I paid the bill and wondered just how far removed Saint-Chely was from the modern world. And then I thought that probably was why we were here.
Age-Old Hospitality
It's rare to find a local hospitality industry that goes back more than 1,000 years.
Yet from about the 9th century -- after the remains of the apostle James were said to have been miraculously discovered buried in Compostela, Spain -- travelers have made their way there from neighboring France and beyond. A shrine was built on the spot, and later a cathedral. During the Middle Ages, the trip became one of Christianity's most important pilgrimages, along with Rome and Jerusalem.
Hospitals, monasteries and accommodations for pilgrims were built along the route, as well as an impressive collection of Romanesque churches. In the 1990s the Compostela/Compostelle pilgrimage routes in Spain and France were added to UNESCO's list of World Heritage sites.

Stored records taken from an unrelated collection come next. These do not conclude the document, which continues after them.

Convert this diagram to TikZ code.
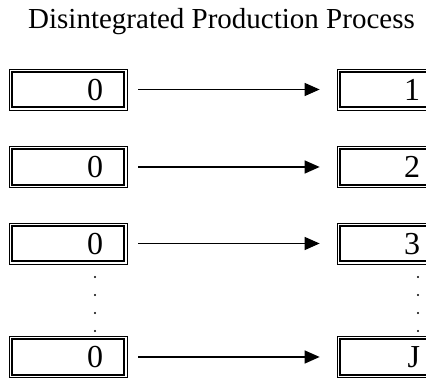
\documentclass[tikz,border=0pt]{standalone}
\usepackage{fontspec}
\setmainfont{Liberation Serif}
\usetikzlibrary{arrows.meta}
\tikzset{
  dbox/.style={draw, line width=0.7pt, minimum width=118pt, minimum height=41pt, inner sep=0pt},
  inner/.style={line width=2.2pt},
  digit/.style={anchor=base east, inner sep=0pt, font=\fontsize{32}{36}\selectfont},
  conn/.style={line width=1.2pt, -{Triangle[length=15pt,width=13pt]}, shorten <=11pt, shorten >=17pt},
  dot/.style={fill=black}
}
\begin{document}
\begin{tikzpicture}[x=1pt,y=1pt]
\useasboundingbox (0,0) rectangle (426,380);
\clip (0,0) rectangle (426,380);
\node[anchor=base, inner sep=0pt, font=\fontsize{29}{34}\selectfont] (title) at (221.5,351) {Disintegrated Production Process};
\foreach \n/\y/\lab in {1/290.5/1, 2/213/2, 3/136.5/3, 4/23/J}{
  \node[dbox] (a\n) at (68,\y) {};
  \draw[inner] ([shift={(3.2,3.2)}]a\n.south west) rectangle ([shift={(-3.2,-3.2)}]a\n.north east);
  \node[digit] (ta\n) at ([xshift=-24pt,yshift=-11pt]a\n.east) {0};
  \node[dbox] (b\n) at (396,\y) {};
  \draw[inner] ([shift={(3.2,3.2)}]b\n.south west) rectangle ([shift={(-3.2,-3.2)}]b\n.north east);
  \node[digit] (tb\n) at ([xshift=-35pt,yshift=-11pt]b\n.east) {\lab};
  \draw[conn] (a\n) -- (b\n);
}
\foreach \yy in {103,85,67,49}{
  \fill[dot] (95,\yy) circle (1.1pt);
  \fill[dot] (418,\yy) circle (1.1pt);
}
\end{tikzpicture}
\end{document}
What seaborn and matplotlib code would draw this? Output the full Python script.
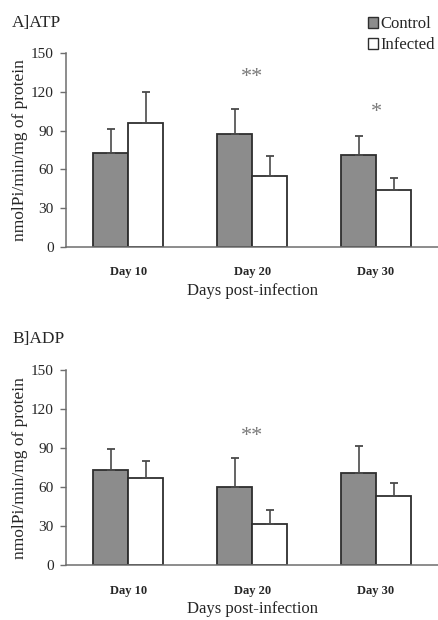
import numpy as np
import pandas as pd
import matplotlib
matplotlib.use("Agg")
import matplotlib.pyplot as plt
import seaborn as sns
from matplotlib.patches import Patch

# ---------------- data ----------------
days = ["Day 10", "Day 20", "Day 30"]
groups = ["Control", "Infected"]

atp_control = [73, 87, 71]
atp_infected = [96, 55, 44]
atp_control_err = [18, 20, 15]
atp_infected_err = [23.5, 15.5, 9]

adp_control = [73, 60, 71]
adp_infected = [67, 32, 53.5]
adp_control_err = [16.5, 22.5, 20.5]
adp_infected_err = [13, 10.5, 9.5]

y_ticks = [0, 30, 60, 90, 120, 150]
atp_stars = [("Day 20", "**", 131), ("Day 30", "*", 104)]
adp_stars = [("Day 20", "**", 99)]

panel_titles = ["A]ATP", "B]ADP"]
x_label = "Days post-infection"
y_label = "nmolPi/min/mg of protein"

# ---------------- style ----------------
sns.set_style("white")
plt.rcParams["font.family"] = ["Liberation Serif", "DejaVu Serif"]

ctrl_color = "#8c8c8c"
edge_color = "#2e2e2e"
spine_color = "#6e6e6e"

fig = plt.figure(figsize=(4.38, 6.2), dpi=100)
ax_top = fig.add_axes([0.151, 0.6016, 0.849, 0.313])
ax_bot = fig.add_axes([0.151, 0.088, 0.849, 0.315])


def panel(ax, ctrl, inf, cerr, ierr, stars, title, title_y, xlabelpad):
    df = pd.DataFrame({
        "day": days * 2,
        "group": [groups[0]] * len(days) + [groups[1]] * len(days),
        "value": list(ctrl) + list(inf),
    })
    sns.barplot(data=df, x="day", y="value", hue="group", order=days,
                hue_order=groups, palette={groups[0]: ctrl_color, groups[1]: "white"},
                width=0.565, edgecolor=edge_color, linewidth=1.3, errorbar=None,
                legend=False, saturation=1, ax=ax)
    for cont, errs in zip(ax.containers, [cerr, ierr]):
        for bar, e in zip(cont, errs):
            x = bar.get_x() + bar.get_width() / 2
            h = bar.get_height()
            ax.errorbar([x], [h], yerr=[[0], [e]], fmt="none", ecolor="#4a4a4a",
                        elinewidth=1.2, capsize=3, capthick=1.3, zorder=1)
    for day, s, yv in stars:
        ax.text(days.index(day), yv, s, ha="center", va="center",
                fontsize=16, color="#7a7a7a")
    ax.set_xlim(-0.5, 2.5)
    ax.set_ylim(0, 150)
    ax.set_yticks(y_ticks)
    ax.set_yticklabels([str(t) for t in y_ticks], fontsize=11)
    ax.set_xticks(range(len(days)))
    ax.set_xticklabels(days, fontsize=9, fontweight="bold")
    ax.set_xticks([-0.5, 0.5, 1.5, 2.5], minor=True)
    ax.tick_params(axis="x", which="major", length=0, pad=14)
    ax.tick_params(axis="x", which="minor", length=4, width=1, color=spine_color, direction="out")
    ax.tick_params(axis="y", which="major", length=4, width=1, color=spine_color,
                   direction="out", pad=5, left=True)
    ax.set_xlabel(x_label, fontsize=12, labelpad=xlabelpad)
    ax.set_ylabel(y_label, fontsize=12.5, labelpad=2)
    for sp in ["top", "right"]:
        ax.spines[sp].set_visible(False)
    for sp in ["left", "bottom"]:
        ax.spines[sp].set_color(spine_color)
        ax.spines[sp].set_linewidth(1.1)
    ax.text(-0.145, title_y, title, transform=ax.transAxes, fontsize=12.5,
            ha="left", va="center")


panel(ax_top, atp_control, atp_infected, atp_control_err, atp_infected_err,
      atp_stars, panel_titles[0], 1.155, 3)
panel(ax_bot, adp_control, adp_infected, adp_control_err, adp_infected_err,
      adp_stars, panel_titles[1], 1.16, 3)

handles = [Patch(facecolor=ctrl_color, edgecolor=edge_color, linewidth=1),
           Patch(facecolor="white", edgecolor=edge_color, linewidth=1)]
fig.legend(handles, groups, loc="upper right", bbox_to_anchor=(1.015, 0.99),
           frameon=False, fontsize=12, handlelength=0.6, handleheight=0.6,
           handletextpad=0.15, labelspacing=0.3, borderaxespad=0.2)

fig.savefig("out.png", dpi=100, facecolor="white")
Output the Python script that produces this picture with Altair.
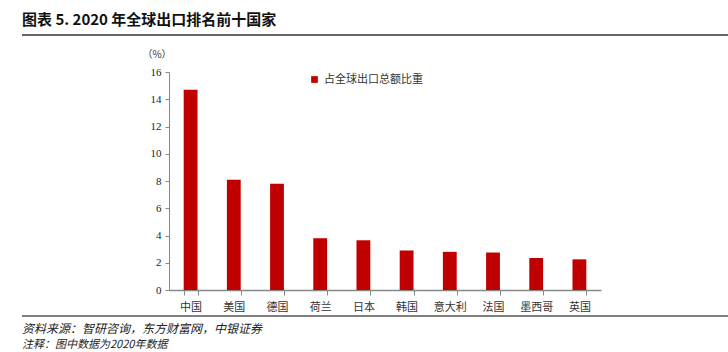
import altair as alt
import pandas as pd

countries = ["中国", "美国", "德国", "荷兰", "日本", "韩国", "意大利", "法国", "墨西哥", "英国"]
shares = [14.7, 8.1, 7.8, 3.8, 3.65, 2.9, 2.8, 2.75, 2.35, 2.25]
series_name = "占全球出口总额比重"
y_ticks = [0, 2, 4, 6, 8, 10, 12, 14, 16]

title_text = "图表 5. 2020 年全球出口排名前十国家"
source_text = "资料来源：智研咨询，东方财富网，中银证券"
note_text = "注释：图中数据为2020年数据"
unit_text = "（%）"

CJK = "Noto Sans CJK SC"
SERIF = "Liberation Serif"
RED = "#C00000"

df = pd.DataFrame({"country": countries, "share": shares, "series": [series_name] * len(countries)})

bars = alt.Chart(df).mark_bar(color=RED).encode(
    x=alt.X("country:N", sort=countries,
            scale=alt.Scale(paddingInner=0.68, paddingOuter=0.34),
            axis=alt.Axis(title=None, labelAngle=0, labelFont=CJK, labelFontSize=11,
                          labelColor="#333", labelPadding=6, tickBand="extent",
                          tickSize=5, tickColor="#888", domainColor="#888",
                          domainWidth=1.5, grid=False)),
    y=alt.Y("share:Q", scale=alt.Scale(domain=[0, 16], nice=False),
            axis=alt.Axis(title=None, values=y_ticks, labelFont=SERIF, labelFontSize=11,
                          labelColor="#222", tickSize=4, tickColor="#888",
                          domainColor="#888", grid=False, labelPadding=4)),
    color=alt.Color("series:N", scale=alt.Scale(range=[RED]),
                    legend=alt.Legend(title=None, orient="none", legendX=140, legendY=2,
                                      symbolType="square", symbolSize=45,
                                      labelFont=CJK, labelFontSize=11, labelColor="#333")),
)

one = pd.DataFrame({"k": [0]})

title = alt.Chart(one).mark_text(text=title_text, font=CJK, fontSize=15, fontWeight="bold",
                                 align="left", baseline="middle", color="#111").encode(
    x=alt.value(-147), y=alt.value(-52))

top_line = alt.Chart(one).mark_rule(color="#333", strokeWidth=1.5).encode(
    x=alt.value(-147), x2=alt.value(559), y=alt.value(-37))

unit = alt.Chart(one).mark_text(text=unit_text, font=CJK, fontSize=10,
                                align="center", baseline="middle", color="#333").encode(
    x=alt.value(-12), y=alt.value(-17))

bottom_line = alt.Chart(one).mark_rule(color="#808080", strokeWidth=2).encode(
    x=alt.value(-147), x2=alt.value(559), y=alt.value(244))

source = alt.Chart(one).mark_text(text=source_text, font=CJK, fontSize=12, fontStyle="italic",
                                  align="left", baseline="middle", color="#222").encode(
    x=alt.value(-147), y=alt.value(257))

note = alt.Chart(one).mark_text(text=note_text, font=CJK, fontSize=11, fontStyle="italic",
                                align="left", baseline="middle", color="#222").encode(
    x=alt.value(-147), y=alt.value(273))

chart = alt.layer(bars, title, top_line, unit, bottom_line, source, note).properties(
    width=432, height=218,
    background="white",
    autosize=alt.AutoSizeParams(type="none"),
    padding={"left": 169, "top": 72, "right": 127, "bottom": 62},
).configure_view(strokeWidth=0, stroke="transparent")

chart.save("out.html", embed_options={"renderer": "svg", "actions": False})
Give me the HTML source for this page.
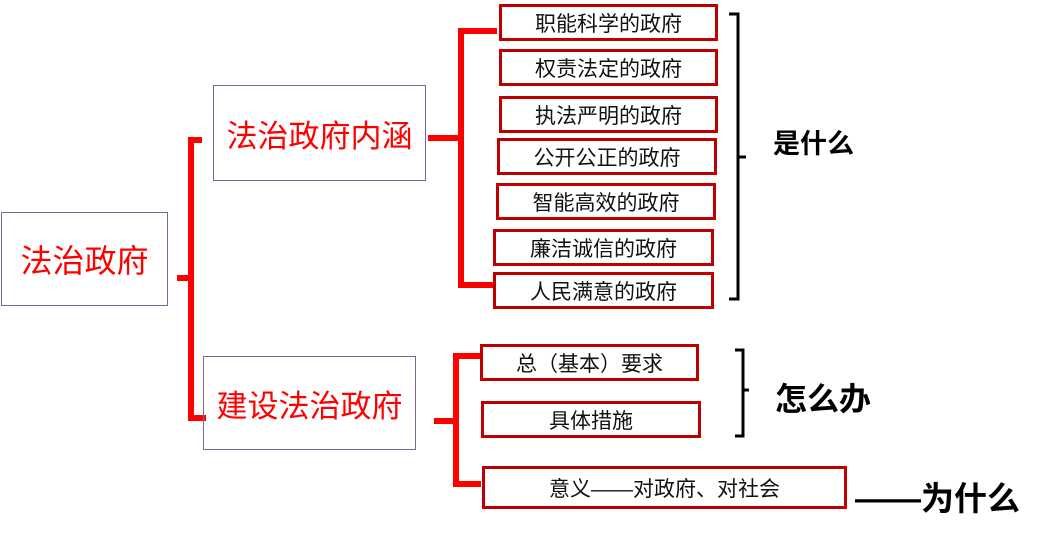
<!DOCTYPE html>
<html><head><meta charset="utf-8"><style>
body{margin:0;width:1063px;height:533px;background:#fff;position:relative;overflow:hidden;font-family:"Liberation Sans","Noto Sans CJK SC",sans-serif}
.b{position:absolute;box-sizing:border-box;display:flex;align-items:center;justify-content:center;white-space:nowrap}
.p{border:1px solid #8064a2;color:#f00;font-size:32px}
.r{border:3px solid #c00000;color:#111;font-size:21px}
.t{position:absolute;font-weight:bold;color:#000;white-space:nowrap}
</style></head><body>
<svg width="1063" height="533" style="position:absolute;left:0;top:0">
<g stroke="#f00" stroke-width="6" fill="none">
<polyline points="202,140 191,140 191,418 206,418"/>
<line x1="177" y1="278" x2="191" y2="278"/>
<polyline points="497,31 461,31 461,285 494,285"/>
<line x1="428" y1="138" x2="461" y2="138"/>
<polyline points="480,356 456,356 456,484 481,484"/>
<line x1="434" y1="421" x2="456" y2="421"/>
</g>
<g stroke="#000" stroke-width="3" fill="none">
<path d="M729,14 H738 V157 H746 M738,157 V299 H729"/>
<path d="M735,350 H743 V390 H749 M743,390 V436 H735"/>
</g>
</svg>
<div class="b p" style="left:1px;top:212px;width:167px;height:94px">法治政府</div>
<div class="b p" style="left:213px;top:85px;width:213px;height:96px;font-size:31px">法治政府内涵</div>
<div class="b p" style="left:203px;top:356px;width:213px;height:94px;font-size:31px">建设法治政府</div>
<div class="b r" style="left:499px;top:4px;width:219px;height:37px">职能科学的政府</div>
<div class="b r" style="left:499px;top:49px;width:219px;height:37px">权责法定的政府</div>
<div class="b r" style="left:499px;top:96px;width:219px;height:37px">执法严明的政府</div>
<div class="b r" style="left:497px;top:138px;width:220px;height:37px">公开公正的政府</div>
<div class="b r" style="left:496px;top:183px;width:220px;height:37px">智能高效的政府</div>
<div class="b r" style="left:493px;top:229px;width:221px;height:37px">廉洁诚信的政府</div>
<div class="b r" style="left:493px;top:272px;width:221px;height:37px">人民满意的政府</div>
<div class="b r" style="left:480px;top:344px;width:219px;height:37px">总（基本）要求</div>
<div class="b r" style="left:481px;top:401px;width:220px;height:37px">具体措施</div>
<div class="b r" style="left:482px;top:466px;width:365px;height:43px">意义——对政府、对社会</div>
<div class="t" style="left:773px;top:122px;font-size:27px">是什么</div>
<div class="t" style="left:775px;top:374px;font-size:32px">怎么办</div>
<div class="t" style="left:855px;top:472px;font-size:33px">——为什么</div>
</body></html>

Many of the pilgrims and hikers carry walking sticks and backpacks decorated with the traditional symbol of a scallop shell. From our experience, the locals -- though English speaking is limited -- are more than willing to help.
The second day of our walk, we descended into the Lot Valley. The landscape changed as we walked up and around hills covered with young wheat and corn, through evergreen forests and stands of chestnut trees. The trail during that week would vary from anything from a foot-wide path muddied by the trickle of a spring to a regional two-lane road.
More than once, locals on foot or in cars stopped as we passed through town to give us directions. We really didn't need much help. By Day 3, we easily made our way in four hours from the bustling river town of Espalion to what would be my favorite stopover, Estaing (population 600), with its hilltop chateau, stone streets and bridges and cafe terraces that overlook the Lot. After that, I put the guide away, and we simply followed the trail markings.
The last two days, we pushed on to the town of Conques, set into a deep gorge. It's considered one of France's most historically important medieval sites, with its grand Romanesque abbey and elaborate sculpted stonework. The abbey still puts up travelers in hotel-style rooms and dormitories.
We toured the abbey with a fellow hiker, a fit 74-year-old widowed grandmother named Bernadette who gave us her address in northeast France and promised to cook us a meal if we came to visit her.